↓

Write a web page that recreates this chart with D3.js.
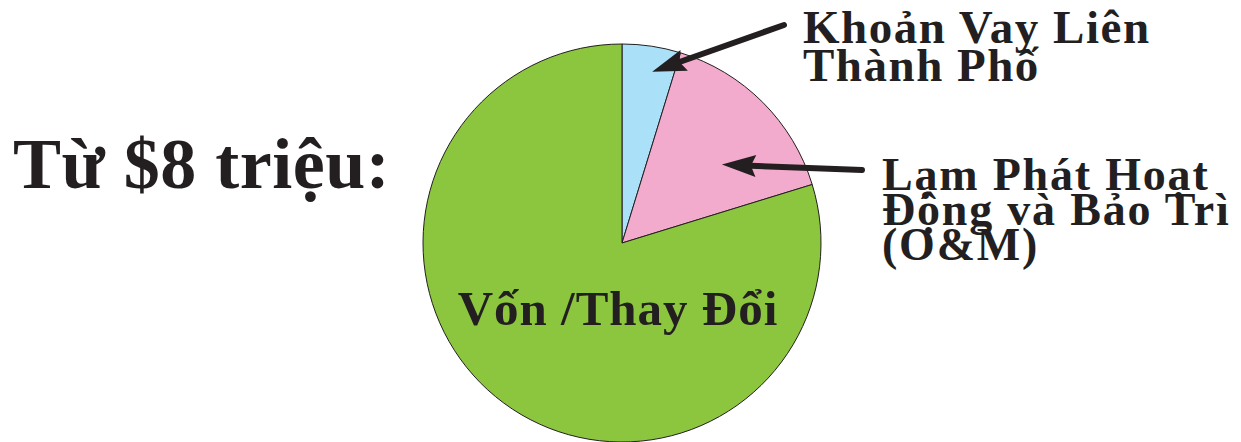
<!DOCTYPE html>
<html>
<head>
<meta charset="utf-8">
<script src="https://cdn.jsdelivr.net/npm/d3@7"></script>
<style>
  body { margin: 0; background: #fff; }
  svg text { font-family: "Liberation Serif", "DejaVu Serif", serif; font-weight: bold; fill: #231f20; }
</style>
</head>
<body>
<svg id="chart"></svg>
<script>
// slices in millions of dollars, out of $8 million, clockwise from 12 o'clock
var categories = ["Khoản Vay Liên Thành Phố", "Lạm Phát Hoạt Động và Bảo Trì (O&M)", "Vốn /Thay Đổi"];
var values = [0.38, 1.24, 6.38];
var colors = ["#abe1f8", "#f3abcd", "#8cc63f"];

var title = "Từ $8 triệu:";
var labelLoan = ["Khoản Vay Liên", "Thành Phố"];
var labelOM = ["Lạm Phát Hoạt", "Động và Bảo Trì", "(O&M)"];
var labelCap = "Vốn /Thay Đổi";

var width = 1241, height = 442;
var cx = 622, cy = 243, radius = 199;

var svg = d3.select("#chart")
	.attr("width", width)
	.attr("height", height);

var data = categories.map(function(c, i){ return {name: c, value: values[i], color: colors[i]}; });

var pie = d3.pie()
	.sort(null)
	.value(function(d){ return d.value; });

var arc = d3.arc()
	.innerRadius(0)
	.outerRadius(radius);

var g = svg.append("g")
	.attr("transform", "translate(" + cx + "," + cy + ")");

var arcs = pie(data);

g.selectAll("path.slice")
	.data(arcs)
	.enter().append("path")
	.attr("class", "slice")
	.attr("d", arc)
	.attr("fill", function(d){ return d.data.color; })
	.attr("stroke", "#231f20")
	.attr("stroke-width", 1);

// arrow with a notched head; tip inside the slice, tail near the label
function arrow(a, rTip, angOff, tail) {
	var mid = (a.startAngle + a.endAngle) / 2 + angOff;
	var tip = d3.pointRadial(mid, rTip);
	var tx = tail[0] - cx, ty = tail[1] - cy;
	var dx = tx - tip[0], dy = ty - tip[1];
	var len = Math.sqrt(dx * dx + dy * dy);
	var ux = dx / len, uy = dy / len;
	var nx = -uy, ny = ux;
	var L = 34, W = 11, notch = 5;
	var nb = [tip[0] + ux * (L - notch), tip[1] + uy * (L - notch)];

	g.append("line")
		.attr("x1", nb[0])
		.attr("y1", nb[1])
		.attr("x2", tx)
		.attr("y2", ty)
		.attr("stroke", "#231f20")
		.attr("stroke-width", 6)
		.attr("stroke-linecap", "round");

	var pts = [
		tip,
		[tip[0] + ux * L + nx * W, tip[1] + uy * L + ny * W],
		nb,
		[tip[0] + ux * L - nx * W, tip[1] + uy * L - ny * W]
	];
	g.append("path")
		.attr("d", d3.line()(pts) + "Z")
		.attr("fill", "#231f20");
}
arrow(arcs[0], 174, 0.025, [784, 25]);
arrow(arcs[1], 127, 0.12, [862, 170]);

svg.append("text")
	.attr("x", 13)
	.attr("y", 188)
	.style("font-size", "72px")
	.style("letter-spacing", "0.5px")
	.text(title);

function multiline(lines, x, y, size, lh, ls) {
	lines.forEach(function(d, i){
		svg.append("text")
			.attr("x", x)
			.attr("y", y + i * lh)
			.style("font-size", size + "px")
			.style("letter-spacing", ls + "px")
			.text(d);
	});
}
multiline(labelLoan, 803, 43, 47, 38, 1.5);
multiline(labelOM, 882, 190, 46, 35, 1.8);

svg.append("text")
	.attr("x", 618)
	.attr("y", 325)
	.attr("text-anchor", "middle")
	.style("font-size", "49px")
	.style("letter-spacing", "1px")
	.text(labelCap);
</script>
</body>
</html>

↑

Task directions:
Quote in full the listing given above; the images are to be left out.

Solution to this exercise:
Write a web page that recreates this chart with D3.js.
<!DOCTYPE html>
<html>
<head>
<meta charset="utf-8">
<script src="https://cdn.jsdelivr.net/npm/d3@7"></script>
<style>
  body { margin: 0; background: #fff; }
  svg text { font-family: "Liberation Serif", "DejaVu Serif", serif; font-weight: bold; fill: #231f20; }
</style>
</head>
<body>
<svg id="chart"></svg>
<script>
// slices in millions of dollars, out of $8 million, clockwise from 12 o'clock
var categories = ["Khoản Vay Liên Thành Phố", "Lạm Phát Hoạt Động và Bảo Trì (O&M)", "Vốn /Thay Đổi"];
var values = [0.38, 1.24, 6.38];
var colors = ["#abe1f8", "#f3abcd", "#8cc63f"];

var title = "Từ $8 triệu:";
var labelLoan = ["Khoản Vay Liên", "Thành Phố"];
var labelOM = ["Lạm Phát Hoạt", "Động và Bảo Trì", "(O&M)"];
var labelCap = "Vốn /Thay Đổi";

var width = 1241, height = 442;
var cx = 622, cy = 243, radius = 199;

var svg = d3.select("#chart")
	.attr("width", width)
	.attr("height", height);

var data = categories.map(function(c, i){ return {name: c, value: values[i], color: colors[i]}; });

var pie = d3.pie()
	.sort(null)
	.value(function(d){ return d.value; });

var arc = d3.arc()
	.innerRadius(0)
	.outerRadius(radius);

var g = svg.append("g")
	.attr("transform", "translate(" + cx + "," + cy + ")");

var arcs = pie(data);

g.selectAll("path.slice")
	.data(arcs)
	.enter().append("path")
	.attr("class", "slice")
	.attr("d", arc)
	.attr("fill", function(d){ return d.data.color; })
	.attr("stroke", "#231f20")
	.attr("stroke-width", 1);

// arrow with a notched head; tip inside the slice, tail near the label
function arrow(a, rTip, angOff, tail) {
	var mid = (a.startAngle + a.endAngle) / 2 + angOff;
	var tip = d3.pointRadial(mid, rTip);
	var tx = tail[0] - cx, ty = tail[1] - cy;
	var dx = tx - tip[0], dy = ty - tip[1];
	var len = Math.sqrt(dx * dx + dy * dy);
	var ux = dx / len, uy = dy / len;
	var nx = -uy, ny = ux;
	var L = 34, W = 11, notch = 5;
	var nb = [tip[0] + ux * (L - notch), tip[1] + uy * (L - notch)];

	g.append("line")
		.attr("x1", nb[0])
		.attr("y1", nb[1])
		.attr("x2", tx)
		.attr("y2", ty)
		.attr("stroke", "#231f20")
		.attr("stroke-width", 6)
		.attr("stroke-linecap", "round");

	var pts = [
		tip,
		[tip[0] + ux * L + nx * W, tip[1] + uy * L + ny * W],
		nb,
		[tip[0] + ux * L - nx * W, tip[1] + uy * L - ny * W]
	];
	g.append("path")
		.attr("d", d3.line()(pts) + "Z")
		.attr("fill", "#231f20");
}
arrow(arcs[0], 174, 0.025, [784, 25]);
arrow(arcs[1], 127, 0.12, [862, 170]);

svg.append("text")
	.attr("x", 13)
	.attr("y", 188)
	.style("font-size", "72px")
	.style("letter-spacing", "0.5px")
	.text(title);

function multiline(lines, x, y, size, lh, ls) {
	lines.forEach(function(d, i){
		svg.append("text")
			.attr("x", x)
			.attr("y", y + i * lh)
			.style("font-size", size + "px")
			.style("letter-spacing", ls + "px")
			.text(d);
	});
}
multiline(labelLoan, 803, 43, 47, 38, 1.5);
multiline(labelOM, 882, 190, 46, 35, 1.8);

svg.append("text")
	.attr("x", 618)
	.attr("y", 325)
	.attr("text-anchor", "middle")
	.style("font-size", "49px")
	.style("letter-spacing", "1px")
	.text(labelCap);
</script>
</body>
</html>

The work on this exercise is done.